INFORMATION SHOWN:
####
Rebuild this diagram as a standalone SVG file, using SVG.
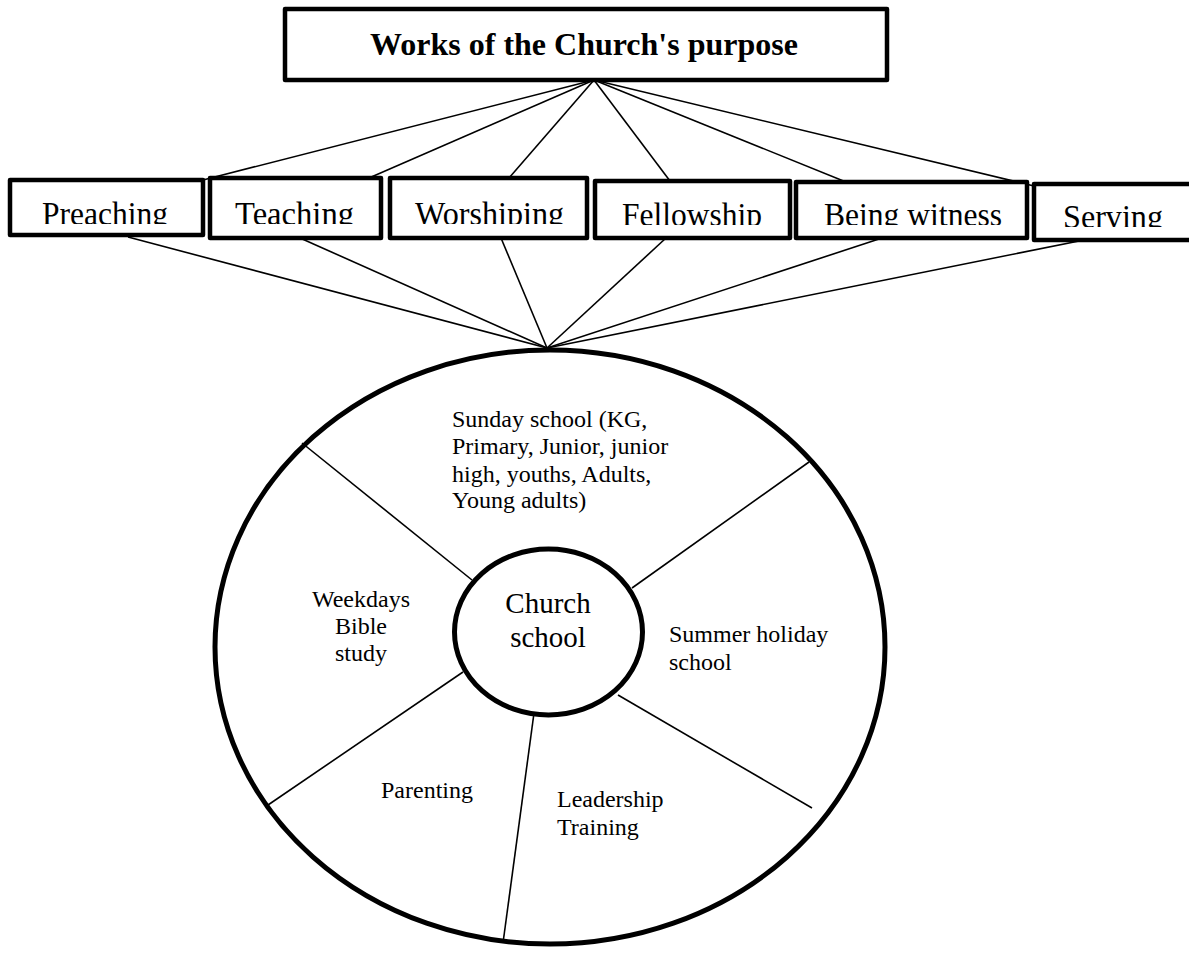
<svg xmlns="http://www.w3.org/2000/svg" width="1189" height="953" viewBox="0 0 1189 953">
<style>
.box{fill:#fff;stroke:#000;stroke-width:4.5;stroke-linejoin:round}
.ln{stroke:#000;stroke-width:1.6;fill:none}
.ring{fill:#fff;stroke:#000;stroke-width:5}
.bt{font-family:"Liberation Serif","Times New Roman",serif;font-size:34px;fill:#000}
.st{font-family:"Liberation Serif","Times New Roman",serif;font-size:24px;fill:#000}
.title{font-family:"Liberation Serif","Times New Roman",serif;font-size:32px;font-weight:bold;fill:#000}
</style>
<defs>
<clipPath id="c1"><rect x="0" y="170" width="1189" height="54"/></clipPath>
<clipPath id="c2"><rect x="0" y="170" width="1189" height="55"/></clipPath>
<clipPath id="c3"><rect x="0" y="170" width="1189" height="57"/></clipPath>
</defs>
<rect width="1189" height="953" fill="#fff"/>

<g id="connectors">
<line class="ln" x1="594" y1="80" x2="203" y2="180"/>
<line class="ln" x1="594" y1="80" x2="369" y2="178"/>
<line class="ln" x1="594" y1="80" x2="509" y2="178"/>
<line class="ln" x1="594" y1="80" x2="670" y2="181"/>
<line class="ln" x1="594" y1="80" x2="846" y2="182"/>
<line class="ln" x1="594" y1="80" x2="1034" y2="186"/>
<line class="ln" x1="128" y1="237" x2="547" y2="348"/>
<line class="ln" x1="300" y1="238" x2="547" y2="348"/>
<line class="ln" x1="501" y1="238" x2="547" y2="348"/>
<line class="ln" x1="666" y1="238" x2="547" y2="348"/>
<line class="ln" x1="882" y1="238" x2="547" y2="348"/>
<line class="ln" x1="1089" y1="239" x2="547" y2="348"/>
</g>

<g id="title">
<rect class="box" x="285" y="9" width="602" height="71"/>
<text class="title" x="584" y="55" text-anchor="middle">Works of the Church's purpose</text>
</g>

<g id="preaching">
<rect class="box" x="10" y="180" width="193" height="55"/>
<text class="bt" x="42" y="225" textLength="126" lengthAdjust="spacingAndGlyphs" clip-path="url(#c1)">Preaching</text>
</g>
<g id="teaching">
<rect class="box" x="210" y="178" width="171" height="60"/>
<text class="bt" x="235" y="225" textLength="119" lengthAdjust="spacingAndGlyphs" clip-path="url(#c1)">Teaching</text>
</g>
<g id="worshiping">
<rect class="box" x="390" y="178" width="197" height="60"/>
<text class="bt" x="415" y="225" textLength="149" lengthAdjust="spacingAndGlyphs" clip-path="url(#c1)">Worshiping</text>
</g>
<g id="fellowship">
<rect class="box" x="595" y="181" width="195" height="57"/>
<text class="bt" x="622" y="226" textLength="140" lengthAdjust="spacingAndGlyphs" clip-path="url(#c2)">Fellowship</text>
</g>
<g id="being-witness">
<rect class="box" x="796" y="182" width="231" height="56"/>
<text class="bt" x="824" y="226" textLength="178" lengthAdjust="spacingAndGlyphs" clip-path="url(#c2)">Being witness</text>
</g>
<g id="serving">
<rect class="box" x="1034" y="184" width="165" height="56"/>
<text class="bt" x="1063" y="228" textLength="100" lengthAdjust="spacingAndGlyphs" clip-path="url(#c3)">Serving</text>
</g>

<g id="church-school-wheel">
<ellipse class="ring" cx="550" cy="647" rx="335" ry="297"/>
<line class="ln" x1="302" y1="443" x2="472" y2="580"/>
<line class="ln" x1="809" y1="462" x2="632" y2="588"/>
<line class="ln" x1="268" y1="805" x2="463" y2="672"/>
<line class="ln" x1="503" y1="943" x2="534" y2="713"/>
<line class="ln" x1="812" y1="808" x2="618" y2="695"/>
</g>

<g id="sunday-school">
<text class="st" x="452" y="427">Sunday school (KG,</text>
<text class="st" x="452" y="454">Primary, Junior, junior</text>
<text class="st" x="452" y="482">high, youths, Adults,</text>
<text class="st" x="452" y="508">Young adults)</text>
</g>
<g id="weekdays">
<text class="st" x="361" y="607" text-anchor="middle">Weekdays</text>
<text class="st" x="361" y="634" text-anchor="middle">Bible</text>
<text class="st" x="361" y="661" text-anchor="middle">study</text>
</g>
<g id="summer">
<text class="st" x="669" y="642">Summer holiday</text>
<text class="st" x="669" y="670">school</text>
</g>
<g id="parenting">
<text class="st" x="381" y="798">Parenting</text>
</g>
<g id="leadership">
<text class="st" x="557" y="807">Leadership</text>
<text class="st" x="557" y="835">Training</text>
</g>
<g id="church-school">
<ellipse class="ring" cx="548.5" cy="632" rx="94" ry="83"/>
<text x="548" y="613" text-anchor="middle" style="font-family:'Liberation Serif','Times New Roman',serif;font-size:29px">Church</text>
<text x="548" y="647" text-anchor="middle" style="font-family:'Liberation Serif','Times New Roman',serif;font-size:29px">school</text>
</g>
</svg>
####
OBJECTIVE: Print the whole listing above once more, word for word, without its pictures.

RIGHT ANSWER:
Rebuild this diagram as a standalone SVG file, using SVG.
<svg xmlns="http://www.w3.org/2000/svg" width="1189" height="953" viewBox="0 0 1189 953">
<style>
.box{fill:#fff;stroke:#000;stroke-width:4.5;stroke-linejoin:round}
.ln{stroke:#000;stroke-width:1.6;fill:none}
.ring{fill:#fff;stroke:#000;stroke-width:5}
.bt{font-family:"Liberation Serif","Times New Roman",serif;font-size:34px;fill:#000}
.st{font-family:"Liberation Serif","Times New Roman",serif;font-size:24px;fill:#000}
.title{font-family:"Liberation Serif","Times New Roman",serif;font-size:32px;font-weight:bold;fill:#000}
</style>
<defs>
<clipPath id="c1"><rect x="0" y="170" width="1189" height="54"/></clipPath>
<clipPath id="c2"><rect x="0" y="170" width="1189" height="55"/></clipPath>
<clipPath id="c3"><rect x="0" y="170" width="1189" height="57"/></clipPath>
</defs>
<rect width="1189" height="953" fill="#fff"/>

<g id="connectors">
<line class="ln" x1="594" y1="80" x2="203" y2="180"/>
<line class="ln" x1="594" y1="80" x2="369" y2="178"/>
<line class="ln" x1="594" y1="80" x2="509" y2="178"/>
<line class="ln" x1="594" y1="80" x2="670" y2="181"/>
<line class="ln" x1="594" y1="80" x2="846" y2="182"/>
<line class="ln" x1="594" y1="80" x2="1034" y2="186"/>
<line class="ln" x1="128" y1="237" x2="547" y2="348"/>
<line class="ln" x1="300" y1="238" x2="547" y2="348"/>
<line class="ln" x1="501" y1="238" x2="547" y2="348"/>
<line class="ln" x1="666" y1="238" x2="547" y2="348"/>
<line class="ln" x1="882" y1="238" x2="547" y2="348"/>
<line class="ln" x1="1089" y1="239" x2="547" y2="348"/>
</g>

<g id="title">
<rect class="box" x="285" y="9" width="602" height="71"/>
<text class="title" x="584" y="55" text-anchor="middle">Works of the Church's purpose</text>
</g>

<g id="preaching">
<rect class="box" x="10" y="180" width="193" height="55"/>
<text class="bt" x="42" y="225" textLength="126" lengthAdjust="spacingAndGlyphs" clip-path="url(#c1)">Preaching</text>
</g>
<g id="teaching">
<rect class="box" x="210" y="178" width="171" height="60"/>
<text class="bt" x="235" y="225" textLength="119" lengthAdjust="spacingAndGlyphs" clip-path="url(#c1)">Teaching</text>
</g>
<g id="worshiping">
<rect class="box" x="390" y="178" width="197" height="60"/>
<text class="bt" x="415" y="225" textLength="149" lengthAdjust="spacingAndGlyphs" clip-path="url(#c1)">Worshiping</text>
</g>
<g id="fellowship">
<rect class="box" x="595" y="181" width="195" height="57"/>
<text class="bt" x="622" y="226" textLength="140" lengthAdjust="spacingAndGlyphs" clip-path="url(#c2)">Fellowship</text>
</g>
<g id="being-witness">
<rect class="box" x="796" y="182" width="231" height="56"/>
<text class="bt" x="824" y="226" textLength="178" lengthAdjust="spacingAndGlyphs" clip-path="url(#c2)">Being witness</text>
</g>
<g id="serving">
<rect class="box" x="1034" y="184" width="165" height="56"/>
<text class="bt" x="1063" y="228" textLength="100" lengthAdjust="spacingAndGlyphs" clip-path="url(#c3)">Serving</text>
</g>

<g id="church-school-wheel">
<ellipse class="ring" cx="550" cy="647" rx="335" ry="297"/>
<line class="ln" x1="302" y1="443" x2="472" y2="580"/>
<line class="ln" x1="809" y1="462" x2="632" y2="588"/>
<line class="ln" x1="268" y1="805" x2="463" y2="672"/>
<line class="ln" x1="503" y1="943" x2="534" y2="713"/>
<line class="ln" x1="812" y1="808" x2="618" y2="695"/>
</g>

<g id="sunday-school">
<text class="st" x="452" y="427">Sunday school (KG,</text>
<text class="st" x="452" y="454">Primary, Junior, junior</text>
<text class="st" x="452" y="482">high, youths, Adults,</text>
<text class="st" x="452" y="508">Young adults)</text>
</g>
<g id="weekdays">
<text class="st" x="361" y="607" text-anchor="middle">Weekdays</text>
<text class="st" x="361" y="634" text-anchor="middle">Bible</text>
<text class="st" x="361" y="661" text-anchor="middle">study</text>
</g>
<g id="summer">
<text class="st" x="669" y="642">Summer holiday</text>
<text class="st" x="669" y="670">school</text>
</g>
<g id="parenting">
<text class="st" x="381" y="798">Parenting</text>
</g>
<g id="leadership">
<text class="st" x="557" y="807">Leadership</text>
<text class="st" x="557" y="835">Training</text>
</g>
<g id="church-school">
<ellipse class="ring" cx="548.5" cy="632" rx="94" ry="83"/>
<text x="548" y="613" text-anchor="middle" style="font-family:'Liberation Serif','Times New Roman',serif;font-size:29px">Church</text>
<text x="548" y="647" text-anchor="middle" style="font-family:'Liberation Serif','Times New Roman',serif;font-size:29px">school</text>
</g>
</svg>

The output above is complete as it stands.